-- Begin --

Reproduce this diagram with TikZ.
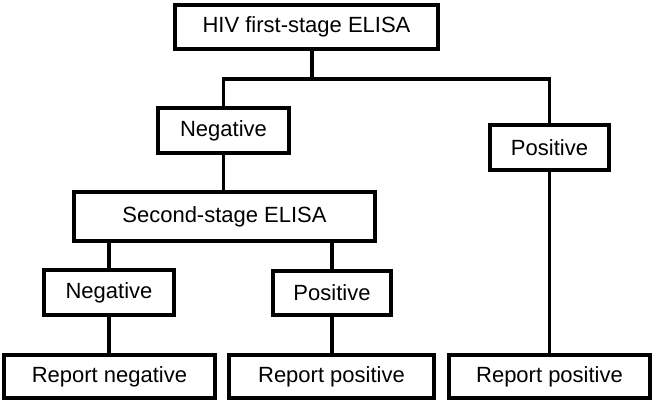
\documentclass[tikz,border=0pt]{standalone}
\usepackage{fontspec}
\setmainfont{Liberation Sans}
\begin{document}
\begin{tikzpicture}[x=1pt,y=-1pt,
  box/.style={draw=black, line width=3.8pt, fill=white, inner sep=0pt,
    font=\fontsize{22}{26}\selectfont, anchor=center},
  link/.style={draw=black, line width=3.4pt}]
\useasboundingbox (0,0) rectangle (654,402);
\fill[white] (0,0) rectangle (654,402);
% nodes
\node[box, minimum width=263pt, minimum height=44pt] (top) at (306.5,27) {HIV first-stage ELISA};
\node[box, minimum width=131pt, minimum height=45pt] (neg1) at (223.5,130.5) {Negative};
\node[box, minimum width=119pt, minimum height=45pt] (pos1) at (549.5,147.5) {Positive};
\node[box, minimum width=301pt, minimum height=49pt] (second) at (224.5,216.5) {Second-stage ELISA};
\node[box, minimum width=130pt, minimum height=45pt] (neg2) at (109,292.5) {Negative};
\node[box, minimum width=118pt, minimum height=44pt] (pos2) at (332,293) {Positive};
\node[box, minimum width=211pt, minimum height=43pt] (rep1) at (109.5,376.5) {Report negative};
\node[box, minimum width=205pt, minimum height=43pt] (rep2) at (331.5,376.5) {Report positive};
\node[box, minimum width=201pt, minimum height=43pt] (rep3) at (549.5,376.5) {Report positive};
\coordinate (j) at (312,79);
% connectors
\begin{scope}[on background layer/.style={}]
\draw[link] (top.south -| j) -- (j);
\draw[link, line join=miter] (neg1.north) -- (neg1.north |- j) -- (j -| pos1.north) -- (pos1.north);
\draw[link] (neg1.south) -- (second.north -| neg1.south);
\draw[link] (second.south -| neg2.north) -- (neg2.north);
\draw[link] (second.south -| pos2.north) -- (pos2.north);
\draw[link] (neg2.south) -- (rep1.north -| neg2.south);
\draw[link] (pos2.south) -- (rep2.north -| pos2.south);
\draw[link] (pos1.south) -- (rep3.north -| pos1.south);
\end{scope}
\end{tikzpicture}
\end{document}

-- End --

- [YOUR INSTRUCTIONS]
Please write out all of the material above without changing a word, and omit any pictures.

- [COMPLETE ANSWER]
Reproduce this diagram with TikZ.
\documentclass[tikz,border=0pt]{standalone}
\usepackage{fontspec}
\setmainfont{Liberation Sans}
\begin{document}
\begin{tikzpicture}[x=1pt,y=-1pt,
  box/.style={draw=black, line width=3.8pt, fill=white, inner sep=0pt,
    font=\fontsize{22}{26}\selectfont, anchor=center},
  link/.style={draw=black, line width=3.4pt}]
\useasboundingbox (0,0) rectangle (654,402);
\fill[white] (0,0) rectangle (654,402);
% nodes
\node[box, minimum width=263pt, minimum height=44pt] (top) at (306.5,27) {HIV first-stage ELISA};
\node[box, minimum width=131pt, minimum height=45pt] (neg1) at (223.5,130.5) {Negative};
\node[box, minimum width=119pt, minimum height=45pt] (pos1) at (549.5,147.5) {Positive};
\node[box, minimum width=301pt, minimum height=49pt] (second) at (224.5,216.5) {Second-stage ELISA};
\node[box, minimum width=130pt, minimum height=45pt] (neg2) at (109,292.5) {Negative};
\node[box, minimum width=118pt, minimum height=44pt] (pos2) at (332,293) {Positive};
\node[box, minimum width=211pt, minimum height=43pt] (rep1) at (109.5,376.5) {Report negative};
\node[box, minimum width=205pt, minimum height=43pt] (rep2) at (331.5,376.5) {Report positive};
\node[box, minimum width=201pt, minimum height=43pt] (rep3) at (549.5,376.5) {Report positive};
\coordinate (j) at (312,79);
% connectors
\begin{scope}[on background layer/.style={}]
\draw[link] (top.south -| j) -- (j);
\draw[link, line join=miter] (neg1.north) -- (neg1.north |- j) -- (j -| pos1.north) -- (pos1.north);
\draw[link] (neg1.south) -- (second.north -| neg1.south);
\draw[link] (second.south -| neg2.north) -- (neg2.north);
\draw[link] (second.south -| pos2.north) -- (pos2.north);
\draw[link] (neg2.south) -- (rep1.north -| neg2.south);
\draw[link] (pos2.south) -- (rep2.north -| pos2.south);
\draw[link] (pos1.south) -- (rep3.north -| pos1.south);
\end{scope}
\end{tikzpicture}
\end{document}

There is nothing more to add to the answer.